Features I look for in a paste bin, roughly in descending order of desirability

  1. command line interface
  2. finite expiry time
  3. clean interface

The first is absolutely essential; if I have to faff with a web interface, I'm not going to use it. A clean interface is necessary so you can paste patches at people and they can just pipe the url into patch or git apply or whatever. As for finite expiry time, the nature of the medium for which the paste bin concept was invented is inherently ephemeral, so too should be the pastes.

pastebin.com

Has (1) if you bother to figure out the necessary scripting.

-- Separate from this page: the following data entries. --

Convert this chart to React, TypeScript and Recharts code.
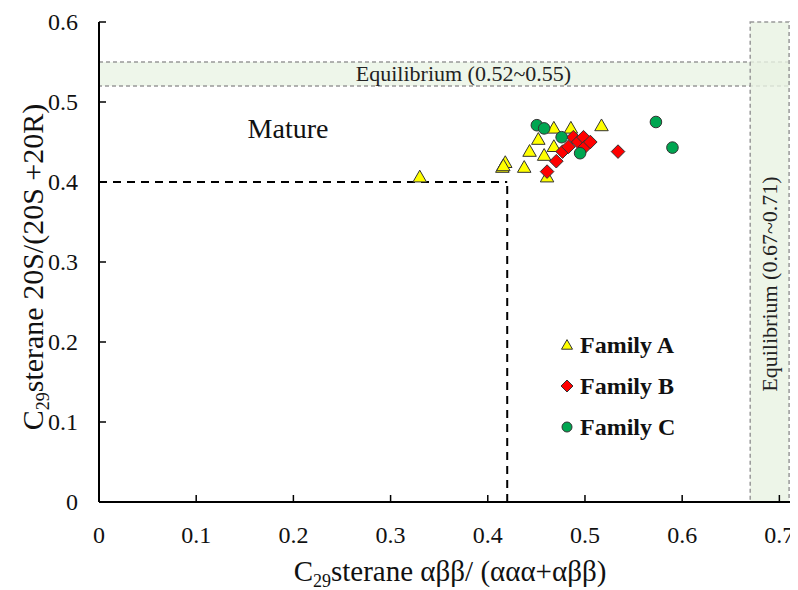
import {
  ScatterChart,
  Scatter,
  XAxis,
  YAxis,
  ReferenceArea,
  ReferenceLine,
} from "recharts";

const FONT = "Liberation Serif, Times New Roman, serif";

// C29 sterane αββ/(ααα+αββ) vs 20S/(20S+20R)
const familyAX = [0.33, 0.415, 0.418, 0.416, 0.4375, 0.443, 0.452, 0.458, 0.461, 0.468, 0.468, 0.4855, 0.517];
const familyAY = [0.405, 0.417, 0.423, 0.419, 0.417, 0.437, 0.452, 0.432, 0.405, 0.466, 0.443, 0.466, 0.469];

const familyBX = [0.461, 0.4705, 0.477, 0.483, 0.488, 0.493, 0.4985, 0.5, 0.5055, 0.534];
const familyBY = [0.413, 0.426, 0.438, 0.444, 0.456, 0.45, 0.456, 0.444, 0.45, 0.438];

const familyCX = [0.4505, 0.458, 0.476, 0.495, 0.573, 0.59];
const familyCY = [0.471, 0.467, 0.456, 0.436, 0.475, 0.443];

const xTicks = [0, 0.1, 0.2, 0.3, 0.4, 0.5, 0.6, 0.7];
const yTicks = [0, 0.1, 0.2, 0.3, 0.4, 0.5, 0.6];

const families = ["Family A", "Family B", "Family C"];

const toPoints = (xs: number[], ys: number[]) => xs.map((x, i) => ({ x, y: ys[i] }));

const COLORS = { A: "#FFFF00", B: "#FF0000", C: "#00A651" };

const Triangle = ({ cx, cy, s = 13.5 }: any) => {
  const h = s * 0.87;
  return (
    <polygon
      points={`${cx},${cy - (2 * h) / 3} ${cx - s / 2},${cy + h / 3} ${cx + s / 2},${cy + h / 3}`}
      fill={COLORS.A}
      stroke="#333"
      strokeWidth={1}
    />
  );
};

const Diamond = ({ cx, cy, s = 6.8 }: any) => (
  <polygon
    points={`${cx},${cy - s} ${cx + s},${cy} ${cx},${cy + s} ${cx - s},${cy}`}
    fill={COLORS.B}
    stroke="#333"
    strokeWidth={1}
  />
);

const Dot = ({ cx, cy, r = 5.8 }: any) => (
  <circle cx={cx} cy={cy} r={r} fill={COLORS.C} stroke="#333" strokeWidth={1} />
);

// serif tick labels
const XTick = ({ x, y, payload }: any) => (
  <text x={x} y={y} dy={17} textAnchor="middle" fontFamily={FONT} fontSize={24} fill="#111">
    {payload.value}
  </text>
);

const YTick = ({ x, y, payload }: any) => (
  <text x={x} y={y} dy={8} textAnchor="end" fontFamily={FONT} fontSize={24} fill="#111">
    {payload.value}
  </text>
);

const bandLabelH = ({ viewBox }: any) => (
  <text
    x={viewBox.x + viewBox.width / 2 + 18}
    y={viewBox.y + viewBox.height / 2 + 7}
    textAnchor="middle"
    fontFamily={FONT}
    fontSize={22}
    fill="#222"
  >
    Equilibrium (0.52~0.55)
  </text>
);

const bandLabelV = ({ viewBox }: any) => {
  const cx = viewBox.x + viewBox.width / 2 + 7;
  const cy = viewBox.y + viewBox.height / 2 + 22;
  return (
    <text
      x={cx}
      y={cy}
      textAnchor="middle"
      fontFamily={FONT}
      fontSize={22}
      fill="#222"
      transform={`rotate(-90 ${cx} ${cy})`}
    >
      Equilibrium (0.67~0.71)
    </text>
  );
};

export default function App() {
  return (
    <ScatterChart
      width={790}
      height={582}
      margin={{ top: 14, right: 6, bottom: 28, left: 31 }}
      style={{ background: "#fff", fontFamily: FONT }}
    >
      <ReferenceArea
        x1={0}
        x2={0.713}
        y1={0.52}
        y2={0.55}
        fill="#EEF6EA"
        fillOpacity={1}
        stroke="#999"
        strokeDasharray="4 3"
        strokeWidth={1.5}
        label={bandLabelH}
      />
      <ReferenceArea
        x1={0.67}
        x2={0.71}
        y1={0}
        y2={0.6}
        fill="#E8F2E2"
        fillOpacity={0.8}
        stroke="#999"
        strokeDasharray="4 3"
        strokeWidth={1.5}
        label={bandLabelV}
      />
      <ReferenceLine
        segment={[{ x: 0, y: 0.4 }, { x: 0.42, y: 0.4 }]}
        stroke="#000"
        strokeWidth={2}
        strokeDasharray="8 6"
      />
      <ReferenceLine
        segment={[{ x: 0.42, y: 0 }, { x: 0.42, y: 0.4 }]}
        stroke="#000"
        strokeWidth={2}
        strokeDasharray="8 6"
      />
      <XAxis
        type="number"
        dataKey="x"
        domain={[0, 0.713]}
        ticks={xTicks}
        allowDataOverflow
        height={60}
        axisLine={{ stroke: "#000", strokeWidth: 2 }}
        tickLine={{ stroke: "#000", strokeWidth: 1.5 }}
        tickSize={-7}
        tickMargin={31}
        tick={<XTick />}
      />
      <XAxis
        xAxisId="frame"
        orientation="top"
        type="number"
        domain={[0, 0.713]}
        height={0}
        tick={false}
        tickLine={false}
        axisLine={{ stroke: "#000", strokeWidth: 2 }}
      />
      <YAxis
        type="number"
        dataKey="y"
        domain={[0, 0.6]}
        ticks={yTicks}
        allowDataOverflow
        width={60}
        axisLine={{ stroke: "#000", strokeWidth: 2 }}
        tickLine={{ stroke: "#000", strokeWidth: 1.5 }}
        tickSize={-7}
        tickMargin={28}
        tick={<YTick />}
      />
      <YAxis
        yAxisId="frame"
        orientation="right"
        type="number"
        domain={[0, 0.6]}
        width={0}
        tick={false}
        tickLine={false}
        axisLine={{ stroke: "#bbb", strokeWidth: 1 }}
      />
      <Scatter
        name={families[0]}
        data={toPoints(familyAX, familyAY)}
        shape={(p: any) => <Triangle cx={p.cx} cy={p.cy} />}
        isAnimationActive={false}
      />
      <Scatter
        name={families[1]}
        data={toPoints(familyBX, familyBY)}
        shape={(p: any) => <Diamond cx={p.cx} cy={p.cy} />}
        isAnimationActive={false}
      />
      <Scatter
        name={families[2]}
        data={toPoints(familyCX, familyCY)}
        shape={(p: any) => <Dot cx={p.cx} cy={p.cy} />}
        isAnimationActive={false}
      />

      {/* legend */}
      <g fontFamily={FONT} fontSize={24} fontWeight="bold" fill="#111">
        <Triangle cx={559} cy={338} s={11} />
        <text x={572} y={345}>{families[0]}</text>
        <Diamond cx={559} cy={378} s={6} />
        <text x={572} y={386}>{families[1]}</text>
        <Dot cx={559} cy={419} r={5} />
        <text x={572} y={427}>{families[2]}</text>
      </g>

      <text x={280} y={130} textAnchor="middle" fontFamily={FONT} fontSize={28} fill="#111">
        Mature
      </text>

      {/* axis titles */}
      <text x={442} y={573} textAnchor="middle" fontFamily={FONT} fontSize={29} fill="#111">
        C<tspan fontSize={18} dy={6}>29</tspan>
        <tspan dy={-6}>sterane αββ/ (ααα+αββ)</tspan>
      </text>
      <text
        x={35}
        y={259}
        textAnchor="middle"
        fontFamily={FONT}
        fontSize={30}
        fill="#111"
        transform="rotate(-90 35 259)"
      >
        C<tspan fontSize={18} dy={6}>29</tspan>
        <tspan dy={-6}>sterane 20S/(20S +20R)</tspan>
      </text>
    </ScatterChart>
  );
}
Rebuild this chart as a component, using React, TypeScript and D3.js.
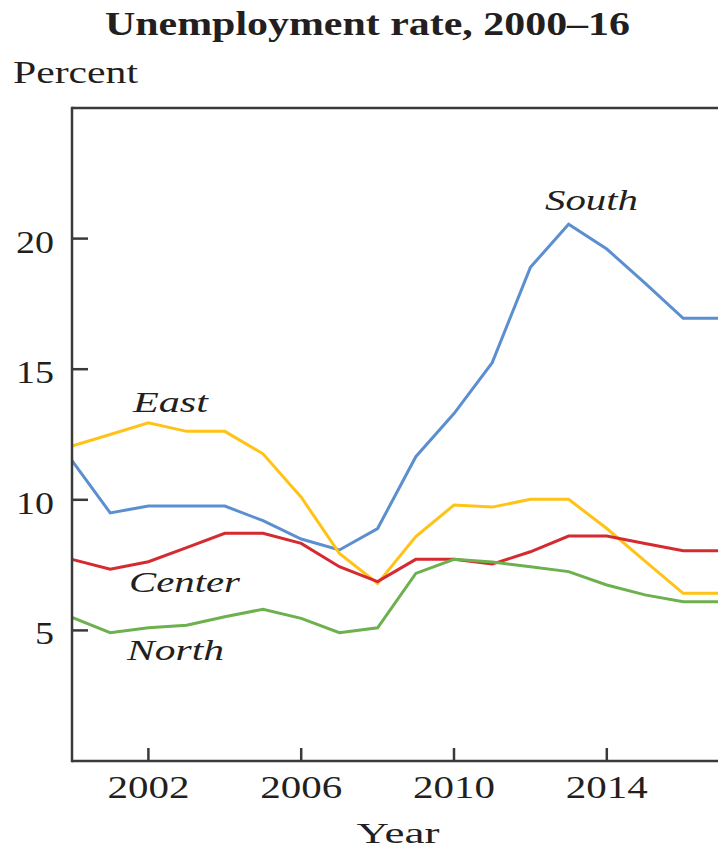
import React from "react";
import * as d3 from "d3";

const years = [2000, 2001, 2002, 2003, 2004, 2005, 2006, 2007, 2008, 2009, 2010, 2011, 2012, 2013, 2014, 2015, 2016, 2017];
const south = [11.5, 9.5, 9.76, 9.76, 9.76, 9.2, 8.5, 8.08, 8.9, 11.65, 13.3, 15.25, 18.9, 20.55, 19.6, 18.3, 16.95, 16.95];
const east = [12.06, 12.5, 12.95, 12.62, 12.62, 11.76, 10.1, 7.95, 6.8, 8.59, 9.8, 9.72, 10.02, 10.02, 8.9, 7.65, 6.42, 6.42];
const center = [7.72, 7.34, 7.63, 8.17, 8.72, 8.72, 8.33, 7.44, 6.87, 7.72, 7.72, 7.54, 8.01, 8.61, 8.61, 8.33, 8.05, 8.05];
const north = [5.5, 4.91, 5.1, 5.2, 5.52, 5.81, 5.46, 4.91, 5.1, 7.18, 7.72, 7.62, 7.44, 7.25, 6.74, 6.36, 6.1, 6.1];

const seriesNames = ["South", "East", "Center", "North"];
const seriesValues = [south, east, center, north];
const seriesColors = ["#5b8fd0", "#ffc317", "#d42a30", "#6db04e"];

const yTicks = [5, 10, 15, 20];
const xTicks = [2002, 2006, 2010, 2014];

const W = 718;
const H = 848;
const left = 72;
const top = 108;
const bottom = 761;

const x = d3.scaleLinear().domain([2000, 2017]).range([left, left + 17 * 38.2]);
const y = d3.scaleLinear().domain([0, 25]).range([bottom, top]);

const ink = "#231f20";
const axisColor = "#3a3a3a";
const serif = "Liberation Serif, Times New Roman, Times, serif";

const labelPos: Record<string, { x: number; y: number; w: number }> = {
  South: { x: 591.5, y: 210, w: 93 },
  East: { x: 170.5, y: 412, w: 75 },
  Center: { x: 184.5, y: 592, w: 111 },
  North: { x: 175.5, y: 660, w: 97 },
};

export default function App() {
  const line = d3
    .line<number>()
    .x((_, i) => x(years[i]))
    .y((v) => y(v));

  return (
    <svg
      width={W}
      height={H}
      style={{ position: "absolute", left: 0, top: 0, background: "#fff", fontFamily: serif }}
    >
      <text x={367.5} y={35} textAnchor="middle" fontSize={34} fontWeight="bold" fill={ink} textLength={525} lengthAdjust="spacingAndGlyphs">
        Unemployment rate, 2000–16
      </text>
      <text x={13} y={83} fontSize={31} fill={ink} textLength={125} lengthAdjust="spacingAndGlyphs">
        Percent
      </text>

      {seriesValues.map((vals, i) => (
        <path key={seriesNames[i]} d={line(vals) || ""} fill="none" stroke={seriesColors[i]} strokeWidth={3} strokeLinejoin="miter" />
      ))}

      {/* frame */}
      <line x1={left} x2={W} y1={top} y2={top} stroke={axisColor} strokeWidth={2.5} />
      <line x1={left} x2={left} y1={top - 1.25} y2={bottom + 1.25} stroke={axisColor} strokeWidth={2.5} />
      <line x1={left} x2={W} y1={bottom} y2={bottom} stroke={axisColor} strokeWidth={2.5} />

      {yTicks.map((t) => (
        <g key={"y" + t}>
          <line x1={left} x2={left + 16} y1={y(t)} y2={y(t)} stroke={axisColor} strokeWidth={2.5} />
          <text x={54} y={y(t) + 14} textAnchor="end" fontSize={32} fill={ink} textLength={String(t).length * 19} lengthAdjust="spacingAndGlyphs">
            {t}
          </text>
        </g>
      ))}

      {xTicks.map((t) => (
        <g key={"x" + t}>
          <line x1={x(t)} x2={x(t)} y1={bottom} y2={bottom - 13} stroke={axisColor} strokeWidth={2.5} />
          <text x={x(t)} y={798} textAnchor="middle" fontSize={31} fill={ink} textLength={82} lengthAdjust="spacingAndGlyphs">
            {t}
          </text>
        </g>
      ))}

      <text x={398} y={843} textAnchor="middle" fontSize={29} fill={ink} textLength={83} lengthAdjust="spacingAndGlyphs">
        Year
      </text>

      {seriesNames.map((n) => (
        <text key={"l" + n} x={labelPos[n].x} y={labelPos[n].y} textAnchor="middle" fontSize={30} fontStyle="italic" fill={ink} textLength={labelPos[n].w} lengthAdjust="spacingAndGlyphs">
          {n}
        </text>
      ))}
    </svg>
  );
}
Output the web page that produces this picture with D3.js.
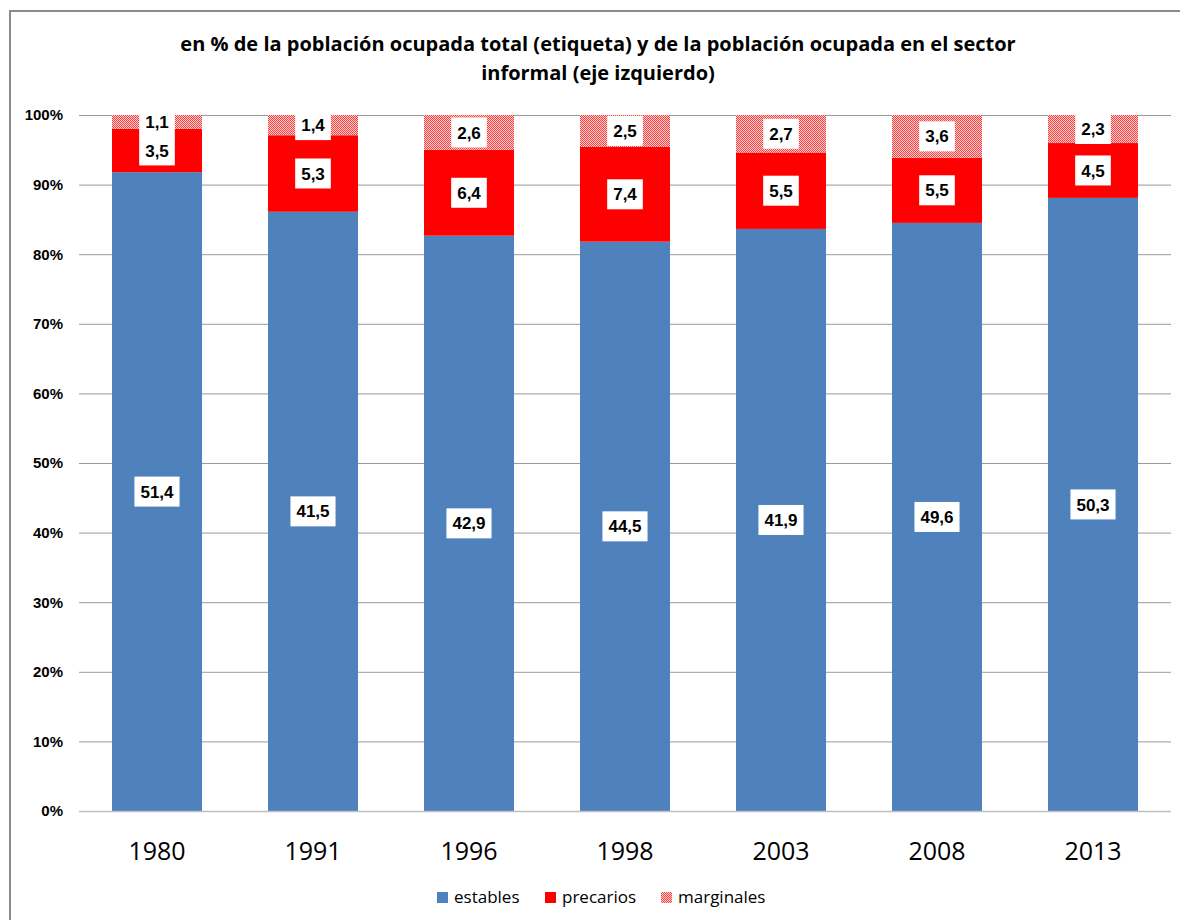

Great at (2), you can even have things that expire after 10 minutes.

Fails (3) completely, the page you get back is covered in garbage, flash applets, social networking, you name it, you get back 12k+ of html+javascript (not including page requisites - images, css, adverts, etc.) for a 4 byte paste (although you can stick "?raw=" into the URL you get back in an appropriate place)

sprunge.us

Almost perfect, (1) is implicit and the main page tells you how to use curl to do it in one line, for (3) it couldn't be cleaner (you get plain text by default but it will do syntax highlighting if you append things to the url)

Unfortunately though it has no support for (2) and I hate the idea of my random pastes hanging around for ever.